At the start of my experience in Data Structures, I did not have confidence in myself since my experience in Intro to CS wasn’t great because I didn’t enjoy or understand Python. The TA hours were not helpful as the TAs would try to solve your code themselves. In Data Structures, when I had gotten a bad grade for my second quiz in the semester, that did not diminish my sense of belonging in the class. This is all because my professor reached out to me stating: “Hi Jennifer, How are you doing? I wanted to reach out because I noticed that you did not do very well on Quiz 2. I want to remind you that there are many opportunities to test your learning in this class and, therefore, that no one assignment determines your learning path or grade in this course. You also have the opportunity to revise and resubmit this Quiz. I also want to remind you that I am here to support you and your learning.” I was surprised because coming from a public school in New York City, where there was immense competitiveness from all students all over the city, for the first time I didn’t feel ashamed or discouraged for not performing well.
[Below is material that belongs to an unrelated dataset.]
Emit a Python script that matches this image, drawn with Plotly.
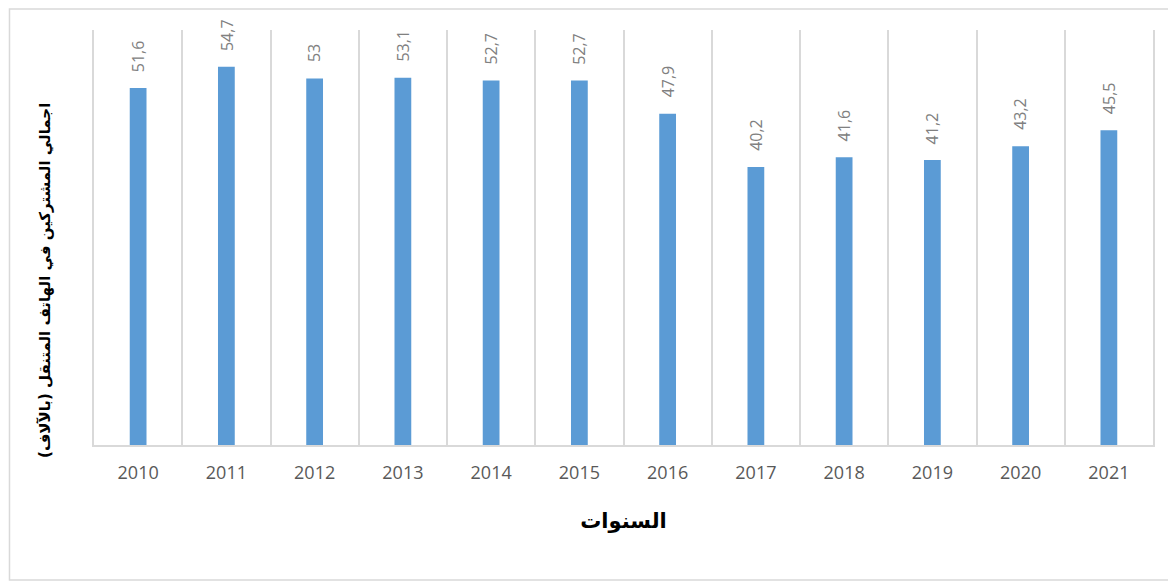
import plotly.graph_objects as go

years = ["2010", "2011", "2012", "2013", "2014", "2015", "2016", "2017", "2018", "2019", "2020", "2021"]
subscribers = [51.6, 54.7, 53.0, 53.1, 52.7, 52.7, 47.9, 40.2, 41.6, 41.2, 43.2, 45.5]
labels = [("%g" % v).replace(".", ",") for v in subscribers]

y_title = "اجمالي المشتركين في الهاتف المتنقل (بالآلاف)"
x_title = "السنوات"

fig = go.Figure()
fig.add_trace(go.Bar(
    x=years, y=subscribers, width=0.19,
    marker=dict(color="#5B9BD5", line=dict(width=0)),
    hoverinfo="x+y",
))

for i, (v, t) in enumerate(zip(subscribers, labels)):
    fig.add_annotation(
        x=i, y=v, text=t, textangle=-90, showarrow=False,
        xanchor="center", yanchor="bottom", yshift=14,
        font=dict(family="Open Sans", size=16, color="#808080"),
    )

fig.add_annotation(
    xref="paper", yref="paper", x=-0.0463, y=0.3976,
    text=y_title, textangle=-90, showarrow=False,
    xanchor="center", yanchor="middle",
    font=dict(family="DejaVu Sans", size=15, color="black", weight="bold"),
)

fig.update_layout(
    width=1168, height=577,
    margin=dict(l=86, r=23, t=22, b=140),
    paper_bgcolor="white", plot_bgcolor="white",
    showlegend=False,
    xaxis=dict(
        type="category", range=[-0.5, 11.5],
        tickson="boundaries", showgrid=True, gridcolor="#D9D9D9", gridwidth=2,
        showline=True, linecolor="#D9D9D9", linewidth=2,
        ticks="", ticklen=0, ticklabelstandoff=10,
        tickfont=dict(family="Open Sans", size=18, color="#595959"),
        title=dict(text=x_title, standoff=31,
                   font=dict(family="DejaVu Sans", size=21, color="black", weight="bold")),
    ),
    yaxis=dict(
        range=[0, 60], showgrid=False, zeroline=False, showticklabels=False, ticks="",
        showline=True, mirror=True, linecolor="#D9D9D9", linewidth=2,
    ),
    shapes=[dict(
        type="rect", xref="paper", yref="paper",
        x0=-0.0798, x1=1.016, y0=-0.3253, y1=1.0506,
        line=dict(color="#D9D9D9", width=1.5), fillcolor="rgba(0,0,0,0)", layer="below",
    )],
)

fig.write_html("out.html")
Ever since then, I’ve kept that email in my inbox.
There was also immense support from my friends who took the class and/or were in the class who were willing to sit down and talk through how I felt about the assignments. The lab instructor Tayloe, also provided detailed guidance for me in the assignments when I felt completely stuck and overwhelmed. The teaching assistant hours that I would visit every time they were available was also a supportive environment. The TAs would sit down with me and ask me questions about my approach to the assignment rather than taking my computer to debug it themselves. Despite the course being difficult, the environment that I was in made me feel like I belonged and my mindset was unwavering where I felt like I could tackle anything with the support I was receiving. If I were to revisit my decision in choosing to take Data Structures, I would tell myself that she would get through it, not compare herself with anyone, and not to be ashamed of the lack of experience she had.